Republicans have delayed for one week a committee vote on Eric Holder Jr.'s nomination to be attorney general, giving them extra time to pore over Holder’s long record and force him to answer questions in writing about policies he would pursue at the Department of Justice.
Sen. Arlen Specter (R-Pa.), ranking GOP member of the Senate Judiciary Committee, requested the delay on behalf of the eight other GOP members. They met this morning, Specter said, and “there was a unanimous view that there has been insufficient time to question Mr. Holder.”
Under committee rules, the request for a delay was granted automatically.
Holder testified Jan. 15 for more than seven hours before the committee, though several Republicans said they had to cut their questioning short. They have submitted follow-up questions in writing—in one case, 24 pages of questions, said Judiciary Chairman Patrick Leahy (D-Vt.). The committee is planning to release those questions and Holder’s answers later today, a spokeswoman says.
At a brief committee meeting this afternoon, Leahy expressed frustration at the delay.

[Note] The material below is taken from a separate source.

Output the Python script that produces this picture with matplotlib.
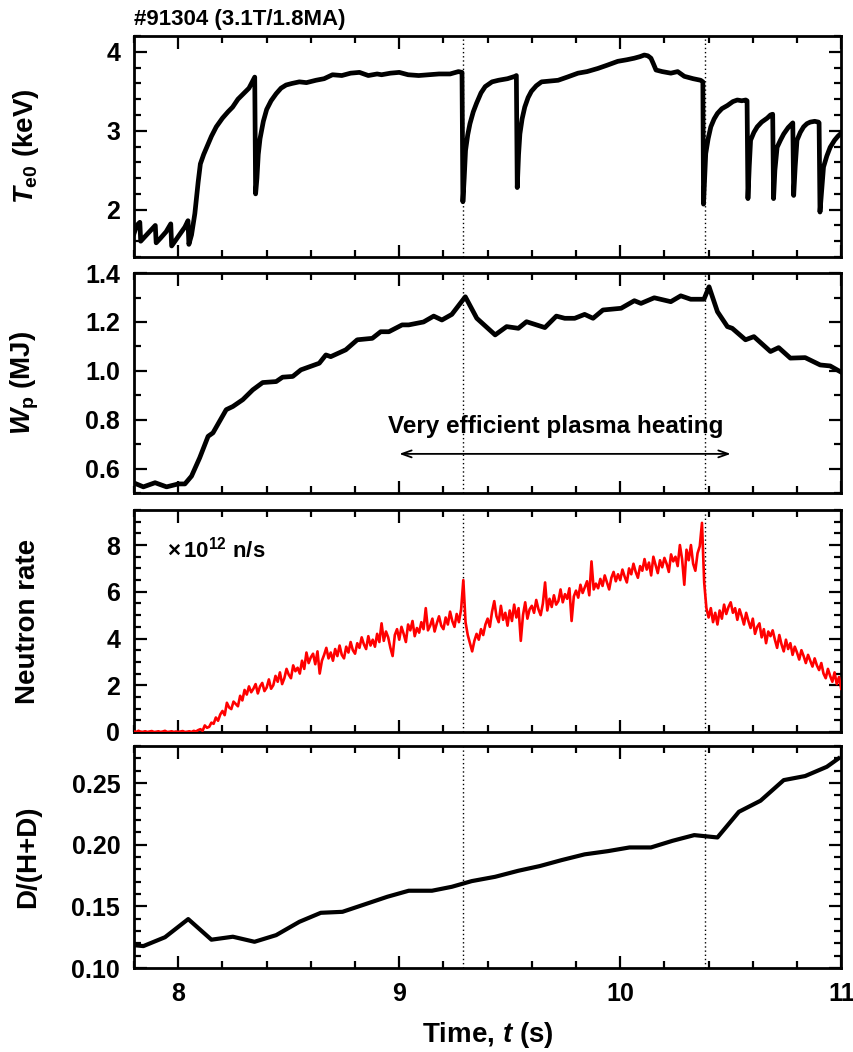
"""Shot #91304 overview: Te0, Wp, neutron rate and D/(H+D) vs. time, four stacked panels."""

import numpy as np
import matplotlib

matplotlib.use("Agg")
import matplotlib.pyplot as plt
from matplotlib.ticker import MultipleLocator, FormatStrFormatter

plt.rcParams["font.family"] = ["Liberation Sans", "DejaVu Sans"]
plt.rcParams["font.weight"] = "bold"
plt.rcParams["mathtext.fontset"] = "custom"
plt.rcParams["mathtext.rm"] = "Liberation Sans:bold"
plt.rcParams["mathtext.bf"] = "Liberation Sans:bold"
plt.rcParams["mathtext.it"] = "Liberation Sans:italic:bold"

SHOT_LABEL = "#91304 (3.1T/1.8MA)"
SAWTOOTH_TIMES = [9.29, 10.385]   # dotted markers

# central electron temperature (keV)
TE_T = [7.800, 7.812, 7.826, 7.830, 7.850, 7.870, 7.896, 7.900, 7.920, 7.945,
        7.966, 7.970, 7.990, 8.010, 8.030, 8.044, 8.048, 8.060, 8.075, 8.090,
        8.100, 8.115, 8.130, 8.150, 8.172, 8.200, 8.225, 8.246, 8.270, 8.295,
        8.320, 8.335, 8.346, 8.350, 8.356, 8.362, 8.370, 8.385, 8.400, 8.420,
        8.443, 8.465, 8.488, 8.515, 8.548, 8.580, 8.623, 8.660, 8.698, 8.740,
        8.780, 8.820, 8.860, 8.900, 8.920, 8.960, 9.000, 9.040, 9.088, 9.133,
        9.180, 9.230, 9.268, 9.284, 9.288, 9.294, 9.300, 9.310, 9.320, 9.335,
        9.350, 9.370, 9.389, 9.420, 9.449, 9.490, 9.524, 9.530, 9.534, 9.540,
        9.546, 9.556, 9.568, 9.583, 9.598, 9.620, 9.644, 9.680, 9.719, 9.760,
        9.809, 9.850, 9.899, 9.940, 9.989, 10.030, 10.064, 10.090, 10.109, 10.125,
        10.139, 10.150, 10.162, 10.190, 10.229, 10.260, 10.290, 10.330, 10.364, 10.374,
        10.377, 10.382, 10.387, 10.398, 10.410, 10.425, 10.440, 10.460, 10.485, 10.510,
        10.530, 10.550, 10.568, 10.574, 10.578, 10.584, 10.590, 10.605, 10.620, 10.640,
        10.665, 10.680, 10.690, 10.694, 10.700, 10.710, 10.725, 10.740, 10.760, 10.777,
        10.781, 10.785, 10.792, 10.800, 10.815, 10.830, 10.845, 10.860, 10.880, 10.897,
        10.900, 10.904, 10.912, 10.920, 10.935, 10.950, 10.970, 10.985, 11.000]
TE_KEV = [1.70, 1.80, 1.84, 1.60, 1.66, 1.72, 1.80, 1.58, 1.64, 1.72,
          1.82, 1.54, 1.62, 1.70, 1.78, 1.86, 1.56, 1.68, 1.95, 2.35,
          2.58, 2.70, 2.80, 2.93, 3.05, 3.16, 3.24, 3.30, 3.40, 3.47,
          3.54, 3.62, 3.68, 2.20, 2.40, 2.70, 2.90, 3.12, 3.27, 3.38,
          3.47, 3.54, 3.58, 3.60, 3.62, 3.61, 3.64, 3.66, 3.71, 3.70,
          3.73, 3.74, 3.70, 3.72, 3.71, 3.73, 3.74, 3.71, 3.70, 3.71,
          3.72, 3.72, 3.75, 3.74, 2.10, 2.40, 2.75, 2.95, 3.09, 3.24,
          3.35, 3.48, 3.56, 3.62, 3.64, 3.66, 3.69, 3.70, 2.28, 2.70,
          2.96, 3.15, 3.30, 3.42, 3.50, 3.57, 3.62, 3.63, 3.64, 3.68,
          3.73, 3.75, 3.79, 3.83, 3.88, 3.90, 3.92, 3.94, 3.96, 3.95,
          3.92, 3.85, 3.77, 3.75, 3.73, 3.75, 3.69, 3.66, 3.64, 3.62,
          2.07, 2.40, 2.71, 2.90, 3.05, 3.15, 3.22, 3.28, 3.32, 3.37,
          3.39, 3.38, 3.39, 3.38, 2.14, 2.55, 2.88, 2.98, 3.05, 3.11,
          3.16, 3.20, 3.21, 2.14, 2.50, 2.79, 2.88, 2.96, 3.04, 3.09,
          3.10, 2.18, 2.55, 2.88, 2.98, 3.05, 3.09, 3.11, 3.12, 3.11,
          3.10, 1.97, 2.25, 2.54, 2.68, 2.79, 2.88, 2.93, 2.97]

# stored energy (MJ)
WP_T = [7.797, 7.842, 7.895, 7.947, 8.000, 8.030, 8.060, 8.097, 8.135, 8.157,
        8.217, 8.247, 8.292, 8.337, 8.382, 8.443, 8.472, 8.518, 8.555, 8.638,
        8.668, 8.690, 8.758, 8.810, 8.878, 8.916, 8.953, 9.013, 9.043, 9.110,
        9.156, 9.193, 9.238, 9.299, 9.351, 9.434, 9.486, 9.539, 9.576, 9.659,
        9.711, 9.749, 9.794, 9.839, 9.877, 9.922, 10.004, 10.064, 10.094, 10.154,
        10.229, 10.274, 10.319, 10.379, 10.402, 10.440, 10.485, 10.507, 10.567, 10.605,
        10.680, 10.717, 10.770, 10.837, 10.905, 10.950, 10.995]
WP_MJ = [0.542, 0.525, 0.542, 0.525, 0.537, 0.537, 0.569, 0.644, 0.732, 0.746,
         0.841, 0.854, 0.882, 0.922, 0.952, 0.956, 0.974, 0.977, 1.004, 1.031,
         1.065, 1.058, 1.086, 1.127, 1.133, 1.160, 1.160, 1.188, 1.188, 1.200,
         1.224, 1.208, 1.231, 1.303, 1.215, 1.147, 1.181, 1.174, 1.201, 1.177,
         1.224, 1.215, 1.215, 1.231, 1.215, 1.249, 1.256, 1.287, 1.276, 1.299,
         1.283, 1.307, 1.293, 1.293, 1.344, 1.242, 1.181, 1.174, 1.127, 1.140,
         1.079, 1.095, 1.052, 1.054, 1.024, 1.020, 0.997]

# neutron rate (1e12 n/s), sampled every 10 ms from 7.80 s; one row per 0.1 s
NEUTRON_T0 = 7.80
NEUTRON_DT = 0.01
NEUTRON = [
    0.02, 0.00, 0.05, 0.01, 0.00, 0.03, 0.00, 0.02, 0.04, 0.00,
    0.01, 0.03, 0.00, 0.02, 0.05, 0.00, 0.01, 0.03, 0.00, 0.02,
    0.00, 0.02, 0.04, 0.00, 0.01, 0.03, 0.00, 0.05, 0.02, 0.08,
    0.12, 0.05, 0.28, 0.18, 0.22, 0.40, 0.35, 0.62, 0.48, 0.75,
    0.90, 0.72, 1.25, 1.05, 0.98, 1.30, 1.20, 1.10, 1.55, 1.35,
    1.80, 1.60, 1.95, 1.70, 1.85, 2.05, 1.65, 1.95, 2.10, 1.75,
    1.90, 2.25, 1.85, 2.00, 2.40, 2.15, 2.55, 2.05, 2.30, 2.70,
    2.45, 2.30, 2.85, 2.60, 2.75, 2.50, 3.05, 2.70, 3.40, 2.95,
    3.20, 3.35, 2.90, 3.45, 2.50, 3.05, 3.30, 3.60, 3.15, 3.40,
    3.05, 3.55, 3.25, 3.70, 3.30, 3.15, 3.65, 3.40, 3.85, 3.50,
    3.35, 3.80, 3.60, 4.05, 3.75, 3.55, 4.10, 3.70, 3.95, 3.65,
    4.20, 3.85, 4.65, 3.90, 4.30, 4.05, 3.60, 3.25, 4.15, 4.40,
    3.95, 4.50, 4.20, 3.85, 4.60, 4.35, 4.75, 4.10, 4.45, 4.25,
    4.70, 4.40, 5.30, 4.35, 4.55, 4.85, 4.30, 4.65, 4.95, 4.55,
    4.40, 4.90, 4.60, 5.15, 4.75, 4.50, 5.05, 4.70, 5.25, 6.50,
    4.70, 4.15, 3.80, 3.45, 3.90, 4.20, 3.95, 4.40, 4.15, 4.60,
    4.85, 4.50, 5.15, 5.60, 4.95, 4.70, 5.40, 4.80, 5.10, 4.55,
    5.20, 4.75, 5.45, 4.90, 5.30, 3.90, 5.00, 5.55, 4.85, 5.25,
    5.40, 5.10, 5.65, 5.25, 5.00, 5.50, 6.40, 5.20, 5.70, 5.35,
    5.85, 5.45, 5.60, 6.10, 5.55, 5.90, 5.70, 6.15, 4.75, 5.80,
    6.05, 5.75, 6.30, 5.95, 6.20, 6.45, 5.85, 7.30, 6.10, 6.35,
    6.15, 6.55, 6.25, 6.70, 6.40, 6.10, 6.60, 6.85, 6.45, 6.75,
    6.50, 6.95, 6.65, 6.40, 7.00, 6.75, 7.20, 6.85, 6.60, 7.10,
    6.90, 7.40, 6.95, 7.25, 6.70, 7.50, 7.15, 6.80, 7.35, 7.05,
    7.45, 7.20, 6.85, 7.60, 7.30, 7.50, 7.10, 8.00, 7.40, 6.30,
    7.80, 7.35, 8.00, 7.20, 6.90, 7.65, 7.95, 8.95, 6.40, 5.30,
    4.90, 5.30, 4.70, 5.10, 4.60, 5.20, 4.85, 5.45, 5.05, 5.35,
    5.55, 5.10, 5.30, 4.80, 5.25, 4.95, 4.60, 5.10, 4.75, 4.45,
    4.85, 4.20, 4.50, 4.65, 4.05, 4.40, 3.80, 4.30, 4.10, 4.35,
    3.95, 3.60, 4.15, 3.75, 3.45, 3.95, 3.55, 3.80, 3.30, 3.65,
    3.40, 3.10, 3.50, 3.25, 2.95, 3.30, 3.05, 2.80, 3.15, 2.85,
    2.65, 2.95, 2.50, 2.30, 2.70, 2.40, 2.15, 2.55, 2.05, 2.35,
    1.85,
]

# deuterium fraction D/(H+D)
DF_T = [7.797, 7.842, 7.940, 8.045, 8.150, 8.247, 8.345, 8.443, 8.548, 8.645,
        8.743, 8.848, 8.946, 9.043, 9.148, 9.238, 9.328, 9.434, 9.539, 9.636,
        9.734, 9.839, 9.944, 10.042, 10.139, 10.237, 10.335, 10.440, 10.537, 10.635,
        10.740, 10.837, 10.935, 10.988]
DF = [0.1186, 0.1178, 0.1250, 0.1397, 0.1230, 0.1254, 0.1213, 0.1267, 0.1375, 0.1448,
      0.1456, 0.1519, 0.1578, 0.1627, 0.1627, 0.1659, 0.1705, 0.1740, 0.1789, 0.1827,
      0.1875, 0.1922, 0.1948, 0.1978, 0.1978, 0.2032, 0.2078, 0.2059, 0.2267, 0.2357,
      0.2524, 0.2557, 0.2632, 0.2700]

TICK_FS = 18
LABEL_FS = 20


def _style(ax, ylim, major, minor, fmt, ylabel):
    ax.set_xlim(7.8, 11.0)
    ax.set_ylim(*ylim)
    ax.xaxis.set_major_locator(MultipleLocator(1))
    ax.xaxis.set_minor_locator(MultipleLocator(0.2))
    ax.yaxis.set_major_locator(MultipleLocator(major))
    ax.yaxis.set_minor_locator(MultipleLocator(minor))
    ax.yaxis.set_major_formatter(FormatStrFormatter(fmt))
    ax.tick_params(which="both", direction="in", top=True, right=True,
                   width=1.6, labelsize=TICK_FS, pad=10)
    ax.tick_params(which="major", length=9)
    ax.tick_params(which="minor", length=5)
    for sp in ax.spines.values():
        sp.set_linewidth(2)
    ax.set_ylabel(ylabel, fontsize=LABEL_FS, fontweight="bold")
    ax.yaxis.set_label_coords(-0.131, 0.5)
    for t in SAWTOOTH_TIMES:
        ax.axvline(t, color="black", linestyle=(0, (1, 2)), linewidth=1.0, zorder=1)


def main():
    fig = plt.figure(figsize=(8.54, 10.52), dpi=100)
    left, width = 0.157, 0.828
    boxes = [(0.7557, 0.210), (0.5314, 0.209), (0.3042, 0.211), (0.0798, 0.211)]
    axes = [fig.add_axes([left, b, width, h]) for b, h in boxes]

    ax = axes[0]
    ax.plot(TE_T, TE_KEV, color="black", linewidth=3.4, zorder=3)
    _style(ax, (1.4, 4.2), 1, 0.2, "%d", r"$T_{\rm e0}$ (keV)")

    ax = axes[1]
    ax.plot(WP_T, WP_MJ, color="black", linewidth=3.4, zorder=3)
    _style(ax, (0.5, 1.4), 0.2, 0.1, "%.1f", r"$W_{\rm p}$ (MJ)")
    ax.text(9.71, 0.771, "Very efficient plasma heating", ha="center", va="center",
            fontsize=17.5, fontweight="bold")
    ax.annotate("", xy=(10.5, 0.66), xytext=(9.0, 0.66),
                arrowprops=dict(arrowstyle="<->,head_length=0.7,head_width=0.25",
                                color="black", lw=1.3, shrinkA=0, shrinkB=0))

    ax = axes[2]
    t_n = NEUTRON_T0 + NEUTRON_DT * np.arange(len(NEUTRON))
    ax.plot(t_n, NEUTRON, color="#ff0000", linewidth=1.9, zorder=3)
    _style(ax, (0, 9.5), 2, 0.5, "%d", "Neutron rate")
    ax.text(7.95, 7.8, r"$\times\,10^{12}$ n/s", ha="left", va="center",
            fontsize=16, fontweight="bold")

    ax = axes[3]
    ax.plot(DF_T, DF, color="black", linewidth=3.0, zorder=3)
    _style(ax, (0.10, 0.28), 0.05, 0.01, "%.2f", "D/(H+D)")
    ax.set_xlabel(r"Time, $t$ (s)", fontsize=LABEL_FS, fontweight="bold")
    ax.xaxis.set_label_coords(0.5, -0.235)

    for ax in axes[:3]:
        ax.tick_params(labelbottom=False)

    fig.text(left, 0.981, SHOT_LABEL, ha="left", va="center", fontsize=16,
             fontweight="bold")
    fig.savefig("out.png", dpi=100, facecolor="white")
    plt.close(fig)


if __name__ == "__main__":
    main()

He cited the Justice Department’s growing role in national security, and he noted that Holder has been the apparent choice of President Barack Obama since mid-November.

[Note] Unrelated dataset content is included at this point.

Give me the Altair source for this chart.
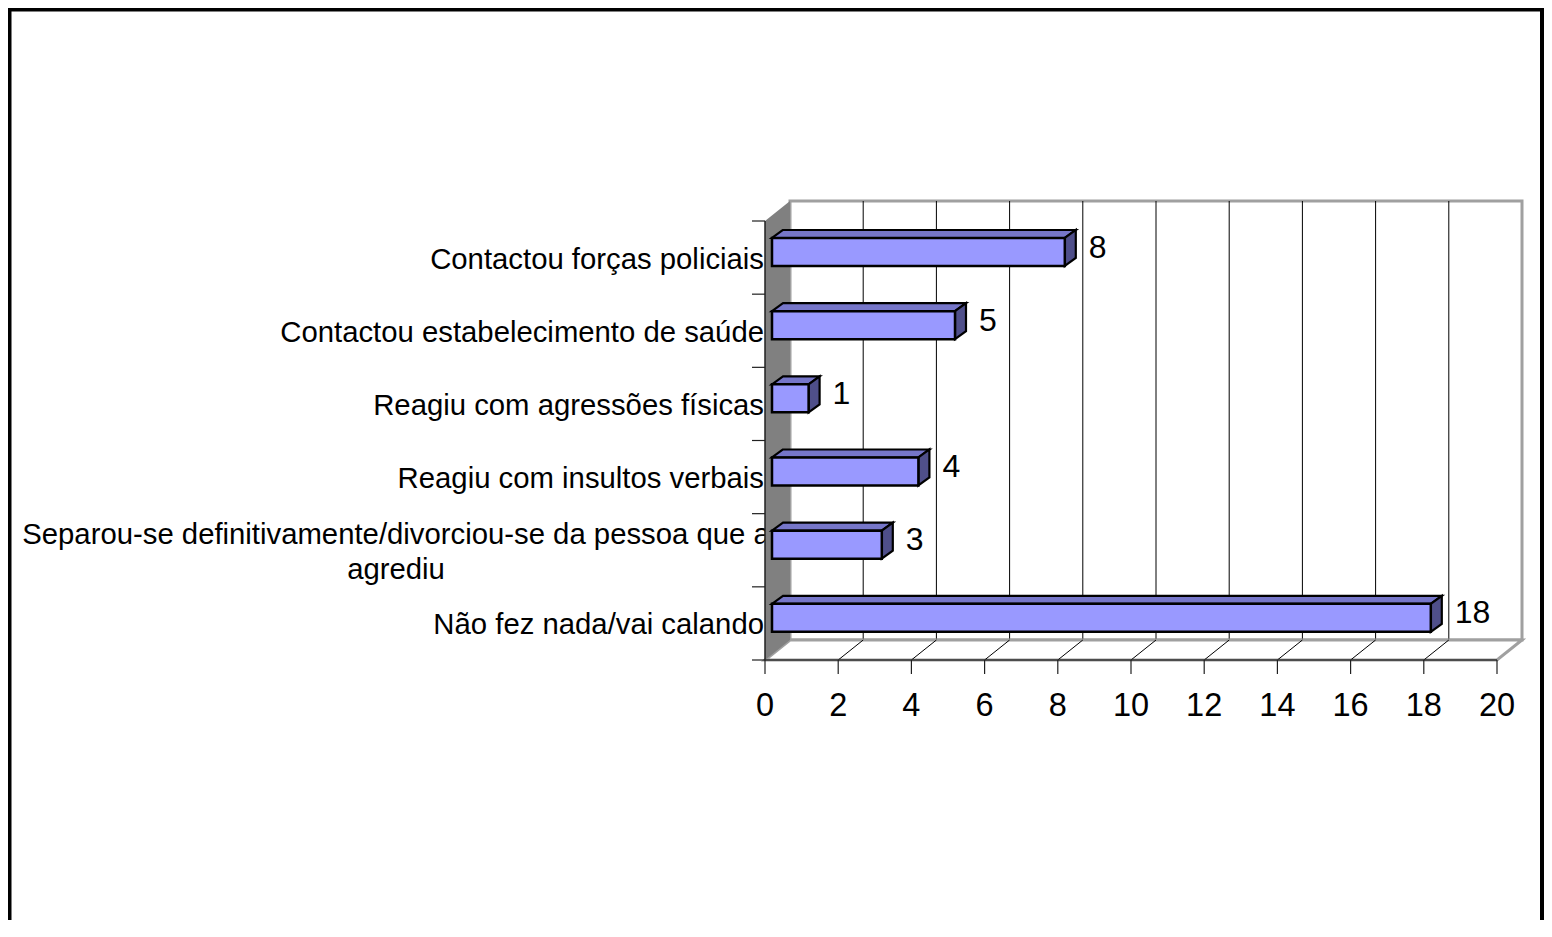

“We’ve had the opportunity for two months to consider his record. Two months!” Leahy said.
Specter responded that Sen. Ted Kennedy (D-Mass.) questioned Alberto Gonzales, then the nominee to be attorney general, for almost an hour—longer than any senator has had to question Holder. He also said Kennedy requested one-week delays for Gonzales and John Ashcroft when they were nominees.
“There are many questions that I have not had a chance to ask Mr. Holder,” Specter said.

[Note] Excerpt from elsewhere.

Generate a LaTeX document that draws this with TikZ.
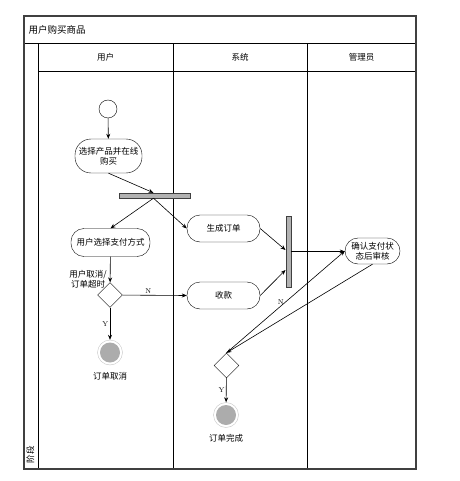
\documentclass[tikz,border=0pt]{standalone}
\usepackage{fontspec}
\newfontfamily\cjk{Noto Sans CJK SC}
\usetikzlibrary{shapes.geometric,arrows.meta}

\tikzset{
  act/.style={rectangle, draw, fill=white, rounded corners=13pt, inner sep=0pt, align=center,
    font=\cjk\fontsize{8.5}{10}\selectfont},
  syncbar/.style={rectangle, draw=black!75, fill=gray!60, inner sep=0pt},
  choice/.style={diamond, draw, fill=white, minimum width=25pt, minimum height=25pt, inner sep=0pt},
  initial/.style={circle, draw, fill=white, minimum size=18pt, inner sep=0pt},
  final/.style={circle, draw=gray!45, fill=white, minimum size=25pt, inner sep=0pt,
    path picture={\fill[gray!65] (path picture bounding box.center) circle (10pt);}},
  flow/.style={line width=0.6pt, -{Stealth[length=5pt,width=4pt]}},
  lbl/.style={font=\cjk\fontsize{8.5}{10}\selectfont, align=center},
  guard/.style={font=\fontsize{7}{8}\selectfont, inner sep=1.5pt},
}

\begin{document}
\begin{tikzpicture}[x=1pt,y=-1pt]
\useasboundingbox (0,0) rectangle (459,481);

% swimlanes
\draw[line width=0.9pt] (24,43.5) -- (416,43.5);
\draw[line width=0.9pt] (38,71.5) -- (416,71.5);
\draw[line width=0.9pt] (38,43.5) -- (38,469);
\draw[line width=0.9pt] (173,43.5) -- (173,469);
\draw[line width=0.9pt] (307,43.5) -- (307,469);
\draw[draw=black!75, line width=1.2pt] (24,16) rectangle (416,469);

\node[lbl, font=\cjk\fontsize{9.5}{11}\selectfont, anchor=west] (title) at (25,29.5) {用户购买商品};
\node[lbl] (laneuser) at (105.5,57.5) {用户};
\node[lbl] (lanesys) at (240,57.5) {系统};
\node[lbl] (laneadmin) at (361.5,57.5) {管理员};
\node[lbl, rotate=90, anchor=west] (phase) at (30.5,467) {阶段};

% nodes
\node[initial] (start) at (108,109) {};
\node[act, rounded corners=16pt, minimum width=67pt, minimum height=34pt] (choose) at (108.5,156) {选择产品并在线\\购买};
\node[syncbar, minimum width=71pt, minimum height=5pt] (fork) at (154.5,195.5) {};
\node[act, minimum width=79pt, minimum height=28pt] (pay) at (110.5,242.5) {用户选择支付方式};
\node[choice] (cancelq) at (110,295) {};
\node[lbl] (cancelcond) at (88,279) {用户取消/\\订单超时};
\node[final] (cancel) at (110,352.5) {};
\node[lbl] (cancellbl) at (110,376) {订单取消};

\node[act, minimum width=73pt, minimum height=27pt] (order) at (223.5,228.5) {生成订单};
\node[act, minimum width=73pt, minimum height=27pt] (collect) at (223.5,295.5) {收款};
\node[syncbar, minimum width=5pt, minimum height=71pt] (join) at (288.2,251.5) {};

\node[act, minimum width=55pt, minimum height=26pt] (audit) at (372.5,251) {确认支付状\\态后审核};
\node[choice] (auditq) at (226.5,365.5) {};
\node[final] (done) at (226,415) {};
\node[lbl] (donelbl) at (226,438) {订单完成};

% connectors
\draw[flow] (start) -- (choose);
\draw[flow] (choose.south) -- ([xshift=-1pt]fork.north);
\draw[flow] ([xshift=-1pt]fork.south) -- (pay.north);
\draw[flow] ([xshift=-1pt]fork.south) -- (order.west);
\draw[flow] (pay) -- (cancelq);
\draw[flow] (cancelq) -- node[guard, above, pos=0.4] {N} (collect.west);
\draw[flow] (cancelq) -- node[guard, left] {Y} (cancel);
\draw[flow] (order.east) -- ([yshift=1.5pt]join.west);
\draw[flow] (collect.east) -- ([yshift=-18.5pt]join.west);
\draw[flow] (join.east) -- (join.east -| audit.west);
\draw[flow] (auditq.north) -- node[guard, left, pos=0.5] {N} (audit.west);
\draw[flow] (audit.south) -- (auditq.north);
\draw[flow] (auditq) -- node[guard, left] {Y} (done);
\end{tikzpicture}
\end{document}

Asked by reporters what questions he is asking Holder, Specter said he wants to know more about Holder’s views on national security, on detainee policies, and on investigating corporate fraud. He also said that former Bush adviser Frances Townsend disclosed in written testimony that she called Holder on the morning of Jan. 20, 2001, about a possible pardon for fugitive commodities trader Marc Rich—what Specter described as a previously undisclosed conversation.
Holder and Specter are scheduled to meet privately Thursday.